* [DIRECTION]: Don't include pictures. Quote the lines below from the first through the line that contains "import numpy as np".

* [DATA]:
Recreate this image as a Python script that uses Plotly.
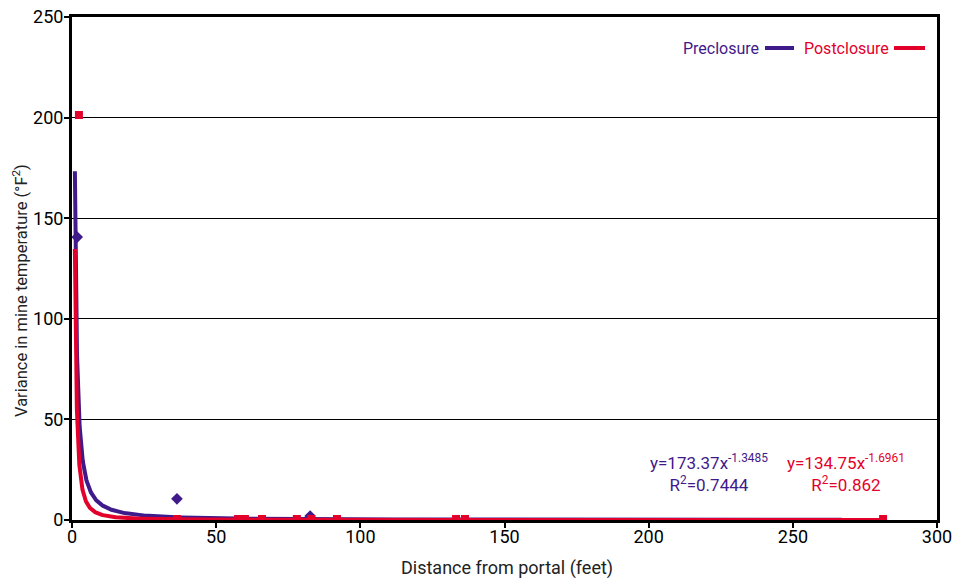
import plotly.graph_objects as go
import numpy as np

# ---- data ----
pre_x = [1.8, 36.4, 82.6]
pre_y = [140.6, 10.5, 2.0]
post_x = [2.4, 36.4, 57.6, 60.0, 65.9, 78.0, 82.9, 91.9, 133.2, 136.3, 281.3]
post_y = [201.3, 0.5, 0.5, 0.5, 0.5, 0.5, 0.5, 0.5, 0.5, 0.5, 0.5]

# power trend lines as labelled on the chart
pre_a, pre_b, pre_r2 = 173.37, -1.3485, 0.7444
post_a, post_b, post_r2 = 134.75, -1.6961, 0.862
pre_trend_range = (1.0, 267.0)
post_trend_range = (1.0, 281.3)

x_ticks = [0, 50, 100, 150, 200, 250, 300]
y_ticks = [0, 50, 100, 150, 200, 250]

PURPLE = "#3F1A8A"
RED = "#E3002B"
FONT = "Roboto"

W, H = 953, 581
PL, PR, PT, PB = 72, 937, 17, 520          # plot area in window pixels
PW, PH = PR - PL, PB - PT


def trend(a, b, rng):
    xs = np.geomspace(rng[0], rng[1], 400)
    return xs, a * xs ** b


def px(xw):
    return (xw - PL) / PW


def py(yw):
    return (PB - yw) / PH


fig = go.Figure()
tx, ty = trend(pre_a, pre_b, pre_trend_range)
fig.add_trace(go.Scatter(x=tx, y=ty, mode="lines", line=dict(color=PURPLE, width=4),
                         showlegend=False, hoverinfo="skip"))
fig.add_trace(go.Scatter(x=pre_x, y=pre_y, mode="markers", name="Preclosure",
                         marker=dict(symbol="diamond", size=9, color=PURPLE),
                         showlegend=False))
tx, ty = trend(post_a, post_b, post_trend_range)
fig.add_trace(go.Scatter(x=tx, y=ty, mode="lines", line=dict(color=RED, width=4),
                         showlegend=False, hoverinfo="skip"))
fig.add_trace(go.Scatter(x=post_x, y=post_y, mode="markers", name="Postclosure",
                         marker=dict(symbol="square", size=8, color=RED),
                         showlegend=False))

axis_common = dict(showline=True, linecolor="black", mirror=True, automargin=False,
                   ticks="outside", ticklen=5, tickwidth=2, tickcolor="black",
                   zeroline=False, tickfont=dict(family=FONT, size=18, color="black"))

fig.update_xaxes(range=[0, 300], tickvals=x_ticks, showgrid=False, linewidth=3,
                 ticklabelstandoff=-7, **axis_common)
fig.update_yaxes(range=[0, 250], tickvals=y_ticks, showgrid=True, gridcolor="black",
                 gridwidth=1, linewidth=3, ticklabelstandoff=-3, **axis_common)

# axis titles
fig.add_annotation(xref="paper", yref="paper", x=px(507), y=py(568),
                   xanchor="center", yanchor="middle", showarrow=False,
                   text="Distance from portal (feet)",
                   font=dict(family=FONT, size=18, color="#222"))
fig.add_annotation(xref="paper", yref="paper", x=px(20), y=py(291),
                   xanchor="center", yanchor="middle", showarrow=False, textangle=-90,
                   text="Variance in mine temperature (°F<sup>2</sup>)",
                   font=dict(family=FONT, size=16.5, color="#222"))

# legend drawn as text followed by line sample
leg_y = py(48)
fig.add_annotation(xref="paper", yref="paper", x=px(761), y=leg_y, xanchor="right", yanchor="middle",
                   text="Preclosure", showarrow=False, font=dict(family=FONT, size=16, color=PURPLE))
fig.add_shape(type="line", xref="paper", yref="paper", x0=px(765), x1=px(794), y0=leg_y, y1=leg_y,
              line=dict(color=PURPLE, width=4))
fig.add_annotation(xref="paper", yref="paper", x=px(802), y=leg_y, xanchor="left", yanchor="middle",
                   text="Postclosure", showarrow=False, font=dict(family=FONT, size=16, color=RED))
fig.add_shape(type="line", xref="paper", yref="paper", x0=px(894), x1=px(925), y0=leg_y, y1=leg_y,
              line=dict(color=RED, width=4))

# equations
fig.add_annotation(xref="paper", yref="paper", x=px(709), y=py(473), xanchor="center", yanchor="middle",
                   text=f"y={pre_a}x<sup>{pre_b}</sup><br>R<sup>2</sup>={pre_r2}", showarrow=False,
                   align="center", font=dict(family=FONT, size=17, color=PURPLE))
fig.add_annotation(xref="paper", yref="paper", x=px(846), y=py(473), xanchor="center", yanchor="middle",
                   text=f"y={post_a}x<sup>{post_b}</sup><br>R<sup>2</sup>={post_r2}", showarrow=False,
                   align="center", font=dict(family=FONT, size=17, color=RED))

fig.update_layout(width=W, height=H, paper_bgcolor="white", plot_bgcolor="white",
                  margin=dict(l=PL, r=W - PR, t=PT, b=H - PB),
                  showlegend=False, font=dict(family=FONT))
fig.write_html("out.html", config={"displayModeBar": False},
               post_script="document.body.style.margin='0';document.body.style.overflow='hidden';")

* [SOLUTION TO THIS TASK]:
Recreate this image as a Python script that uses Plotly.
import plotly.graph_objects as go
import numpy as np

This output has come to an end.